Current Suggestions:

I think this is an important decision, as migrating to another technology down the line will most likely be very time consuming and for that reason I wish to take our time on this solution and weigh our options.

What are the factors to consider in making this decision?

karlbeecken commented 4 years ago

Pros for Jekyll:

linahanner commented 4 years ago

@karlbeecken I am also leaning towards Jekyll at the moment. But I have two concerns.

While I think Markdown is easy to learn and use, I am concerned that Git might not be. One solution is to let people directly change files on the server, but that seems less than ideal as there would be no version control of the changes being made. Perhaps there are people who have conjured up brilliant solutions to circumvent this issue 🤔 Gonna do some sleuthing around the web

Do you happen to know anything about extensibility of Jekyll? Is there anything which would hinder the creation of a custom page that's based on React/similarly down the line, for when we might want to introduce more features to the website.

I'm considering simply creating a Jekyll Proof of Concept.
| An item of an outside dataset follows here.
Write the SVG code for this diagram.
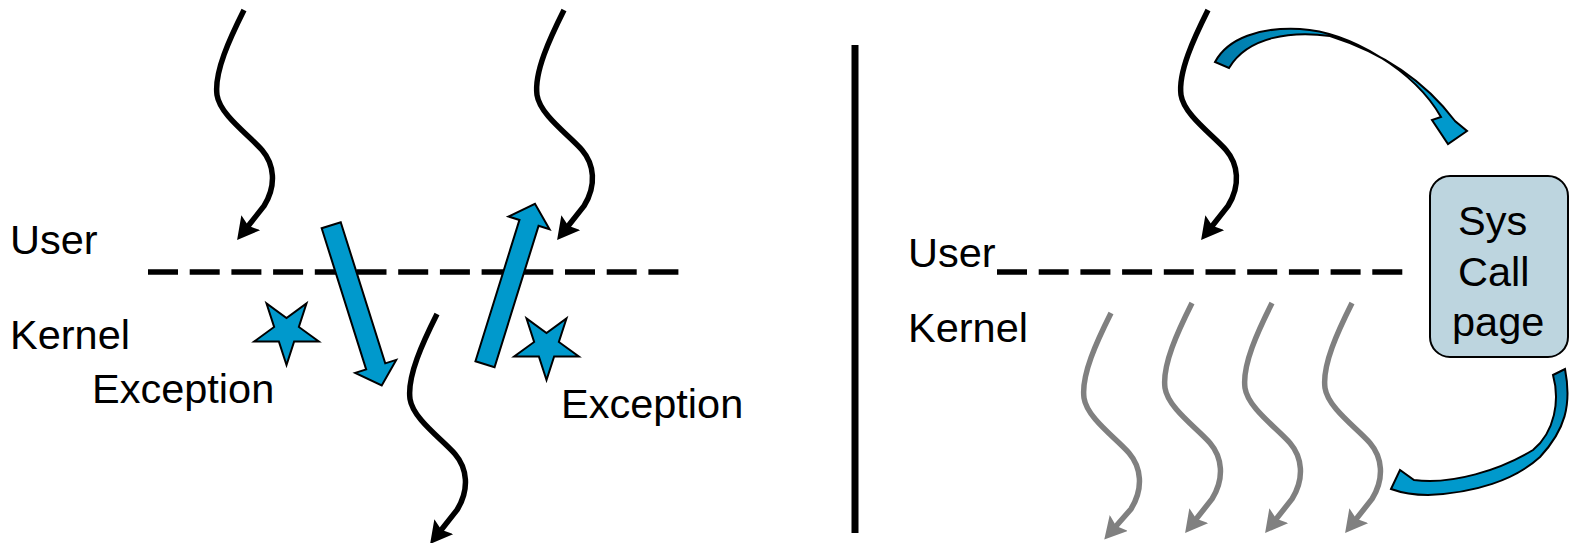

Take some time out of my day tomorrow to see if I can somehow address the above two concerns in code. If both are non-issues, then I feel like Jekyll is a clear winner.

karlbeecken commented 4 years ago

The Markdown-learning and versioning problem can be shipped around using prose.io, just have a look, it will automtically commit changes.

linahanner commented 4 years ago

@karlbeecken I haven't had as much time as I would have liked today and I don't expect to have a lot of time until the weekend. If you'd like to attempt to make a proof of concept then go ahead, otherwise I'll do it this weekend.

linahanner commented 4 years ago

Am being told time and time again that the event map is the most important piece to the puzzle, if the map doesn't work then any technical solutions we suggest would be denied and rejected because it is integral to the international website.

From examining the current solution it appears the event map is built using leaftlet.js. From what I have been told by Jens, the data is contained in a .csv file which is loaded in using PHP when the page is retrieved. This data is then appended to the page in the form of a JavaScript variable, called eventmap_data. None of these things seem particularly technically difficult and could probably be achieved in multiple different ways, I cannot seem to detect a dependency on PHP specifically.

I want to include this to the Proof of Concept.